Travel, within the United States, is a constitutional right, one that has been upheld by the Supreme Court (see [1] and [2]): "Since the Constitution guarantees the right of interstate movement…"; the decision in [2] cites even earlier [3] Supreme Court cases that asserted this right.
This Court long ago recognized that the nature of our Federal Union and our
constitutional concepts of personal liberty unite to require that all citizens
be free to travel throughout the length and breadth of our land uninhibited by
statutes, rules, or regulations which unreasonably burden or restrict this
movement. That [394 U.S. 618, 630] proposition was early stated by Chief
Justice Taney in the Passenger Cases, 7 How. 283, 492 (1849):
"For all the great purposes for which the Federal government was formed, we are
one people, with one common country. We are all citizens of the United States;
and, as members of the same community, must have the right to pass and repass
through every part of it without interruption, as freely as in our own States."

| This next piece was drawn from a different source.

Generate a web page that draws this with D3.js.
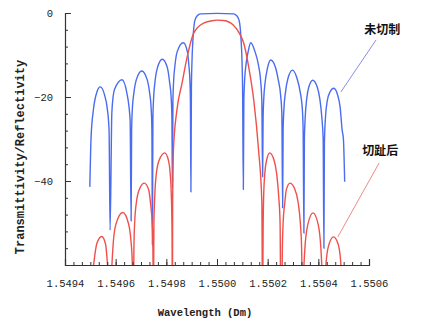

We have no occasion to ascribe the source of this right to travel interstate to
a particular constitutional provision. 8 It suffices that, as MR. JUSTICE
STEWART said for the Court in United States v. Guest, 383 U.S. 745, 757 -758
(1966):
"The constitutional right to travel from one State to another . . . occupies a
position fundamental to the concept of our Federal Union. It is a right that
has been firmly established and repeatedly recognized.
". . . [T]he right finds no explicit mention in the Constitution. The reason,
it has been suggested, is [394 U.S. 618, 631] that a right so elementary was
conceived from the beginning to be a necessary concomitant of the stronger
Union the Constitution created. In any event, freedom to travel throughout the
United States has long been recognized as a basic right under the
Constitution."
Whenever DHS apologists use the "air travel is a privilege, not a right" line, this is what I point them to. Between random C&BP highway checkpoints and TSA patrols on Amtrak, harassment-free travel of any form seems to be a privilege nowadays.